**Given material**
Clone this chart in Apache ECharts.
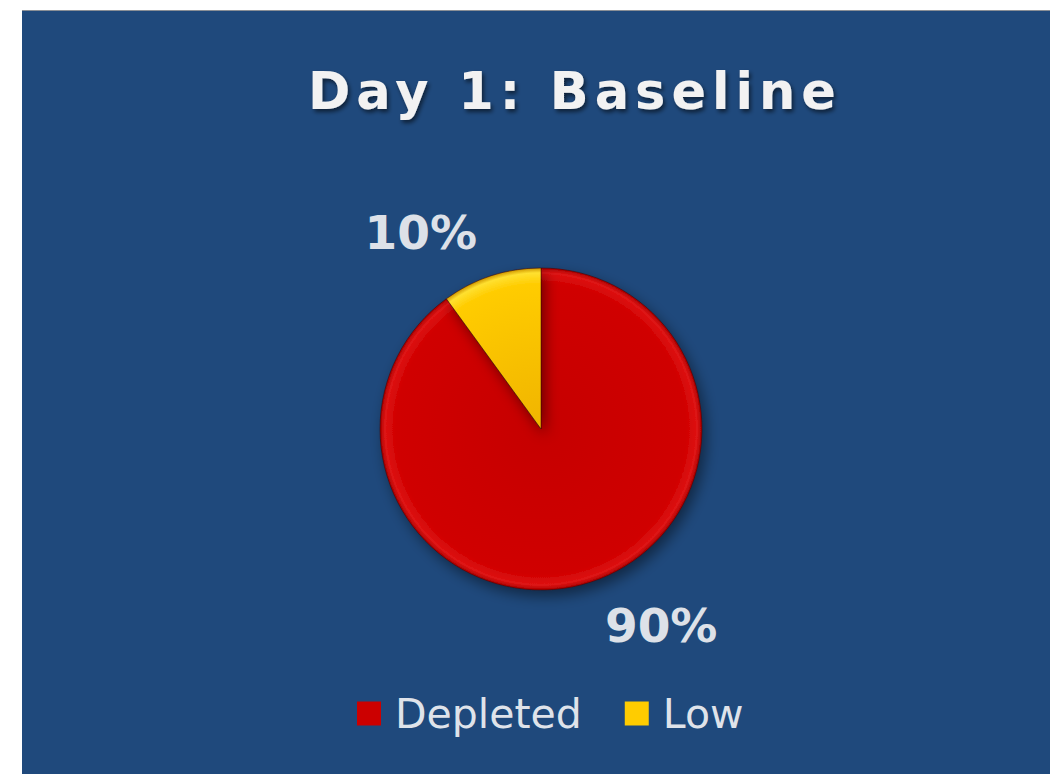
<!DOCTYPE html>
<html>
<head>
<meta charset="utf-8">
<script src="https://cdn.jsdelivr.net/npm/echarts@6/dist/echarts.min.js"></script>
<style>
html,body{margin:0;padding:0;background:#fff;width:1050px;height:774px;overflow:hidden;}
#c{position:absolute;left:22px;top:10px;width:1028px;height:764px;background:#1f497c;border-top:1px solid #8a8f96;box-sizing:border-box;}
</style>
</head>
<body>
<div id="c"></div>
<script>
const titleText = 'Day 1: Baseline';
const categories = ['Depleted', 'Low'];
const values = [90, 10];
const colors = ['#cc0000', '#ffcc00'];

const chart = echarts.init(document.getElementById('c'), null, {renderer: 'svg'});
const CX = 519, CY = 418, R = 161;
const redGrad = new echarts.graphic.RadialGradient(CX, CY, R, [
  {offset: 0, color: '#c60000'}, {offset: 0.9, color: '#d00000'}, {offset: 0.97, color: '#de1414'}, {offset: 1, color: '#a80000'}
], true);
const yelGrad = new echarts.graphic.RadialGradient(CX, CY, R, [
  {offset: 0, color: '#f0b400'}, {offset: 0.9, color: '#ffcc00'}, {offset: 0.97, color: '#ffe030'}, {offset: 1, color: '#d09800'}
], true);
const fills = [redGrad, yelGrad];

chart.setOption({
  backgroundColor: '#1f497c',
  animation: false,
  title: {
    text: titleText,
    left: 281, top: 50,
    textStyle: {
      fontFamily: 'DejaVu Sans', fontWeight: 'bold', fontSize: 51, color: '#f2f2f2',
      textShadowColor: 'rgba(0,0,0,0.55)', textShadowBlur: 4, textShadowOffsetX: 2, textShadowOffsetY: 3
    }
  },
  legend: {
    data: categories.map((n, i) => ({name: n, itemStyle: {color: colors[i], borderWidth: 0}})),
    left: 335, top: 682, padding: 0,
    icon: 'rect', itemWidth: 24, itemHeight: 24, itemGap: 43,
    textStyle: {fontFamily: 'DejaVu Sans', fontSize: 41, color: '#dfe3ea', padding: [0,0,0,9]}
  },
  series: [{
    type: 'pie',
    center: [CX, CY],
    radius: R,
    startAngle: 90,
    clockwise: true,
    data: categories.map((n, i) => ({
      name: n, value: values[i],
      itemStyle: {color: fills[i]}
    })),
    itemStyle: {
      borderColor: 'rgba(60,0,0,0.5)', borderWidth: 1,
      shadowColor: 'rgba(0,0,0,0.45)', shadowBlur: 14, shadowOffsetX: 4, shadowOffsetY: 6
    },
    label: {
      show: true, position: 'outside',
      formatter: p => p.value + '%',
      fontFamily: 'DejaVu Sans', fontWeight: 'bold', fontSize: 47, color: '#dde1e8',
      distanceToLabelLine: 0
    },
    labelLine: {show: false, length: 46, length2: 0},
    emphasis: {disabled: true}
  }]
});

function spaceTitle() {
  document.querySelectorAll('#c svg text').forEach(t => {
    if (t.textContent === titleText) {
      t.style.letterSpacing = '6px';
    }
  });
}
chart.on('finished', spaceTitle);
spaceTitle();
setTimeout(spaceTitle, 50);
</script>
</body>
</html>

**Exercise brief**
Write out each line again precisely as it appears, skipping every picture.

**Solved problem**
Clone this chart in Apache ECharts.
<!DOCTYPE html>
<html>
<head>
<meta charset="utf-8">
<script src="https://cdn.jsdelivr.net/npm/echarts@6/dist/echarts.min.js"></script>
<style>
html,body{margin:0;padding:0;background:#fff;width:1050px;height:774px;overflow:hidden;}
#c{position:absolute;left:22px;top:10px;width:1028px;height:764px;background:#1f497c;border-top:1px solid #8a8f96;box-sizing:border-box;}
</style>
</head>
<body>
<div id="c"></div>
<script>
const titleText = 'Day 1: Baseline';
const categories = ['Depleted', 'Low'];
const values = [90, 10];
const colors = ['#cc0000', '#ffcc00'];

const chart = echarts.init(document.getElementById('c'), null, {renderer: 'svg'});
const CX = 519, CY = 418, R = 161;
const redGrad = new echarts.graphic.RadialGradient(CX, CY, R, [
  {offset: 0, color: '#c60000'}, {offset: 0.9, color: '#d00000'}, {offset: 0.97, color: '#de1414'}, {offset: 1, color: '#a80000'}
], true);
const yelGrad = new echarts.graphic.RadialGradient(CX, CY, R, [
  {offset: 0, color: '#f0b400'}, {offset: 0.9, color: '#ffcc00'}, {offset: 0.97, color: '#ffe030'}, {offset: 1, color: '#d09800'}
], true);
const fills = [redGrad, yelGrad];

chart.setOption({
  backgroundColor: '#1f497c',
  animation: false,
  title: {
    text: titleText,
    left: 281, top: 50,
    textStyle: {
      fontFamily: 'DejaVu Sans', fontWeight: 'bold', fontSize: 51, color: '#f2f2f2',
      textShadowColor: 'rgba(0,0,0,0.55)', textShadowBlur: 4, textShadowOffsetX: 2, textShadowOffsetY: 3
    }
  },
  legend: {
    data: categories.map((n, i) => ({name: n, itemStyle: {color: colors[i], borderWidth: 0}})),
    left: 335, top: 682, padding: 0,
    icon: 'rect', itemWidth: 24, itemHeight: 24, itemGap: 43,
    textStyle: {fontFamily: 'DejaVu Sans', fontSize: 41, color: '#dfe3ea', padding: [0,0,0,9]}
  },
  series: [{
    type: 'pie',
    center: [CX, CY],
    radius: R,
    startAngle: 90,
    clockwise: true,
    data: categories.map((n, i) => ({
      name: n, value: values[i],
      itemStyle: {color: fills[i]}
    })),
    itemStyle: {
      borderColor: 'rgba(60,0,0,0.5)', borderWidth: 1,
      shadowColor: 'rgba(0,0,0,0.45)', shadowBlur: 14, shadowOffsetX: 4, shadowOffsetY: 6
    },
    label: {
      show: true, position: 'outside',
      formatter: p => p.value + '%',
      fontFamily: 'DejaVu Sans', fontWeight: 'bold', fontSize: 47, color: '#dde1e8',
      distanceToLabelLine: 0
    },
    labelLine: {show: false, length: 46, length2: 0},
    emphasis: {disabled: true}
  }]
});

function spaceTitle() {
  document.querySelectorAll('#c svg text').forEach(t => {
    if (t.textContent === titleText) {
      t.style.letterSpacing = '6px';
    }
  });
}
chart.on('finished', spaceTitle);
spaceTitle();
setTimeout(spaceTitle, 50);
</script>
</body>
</html>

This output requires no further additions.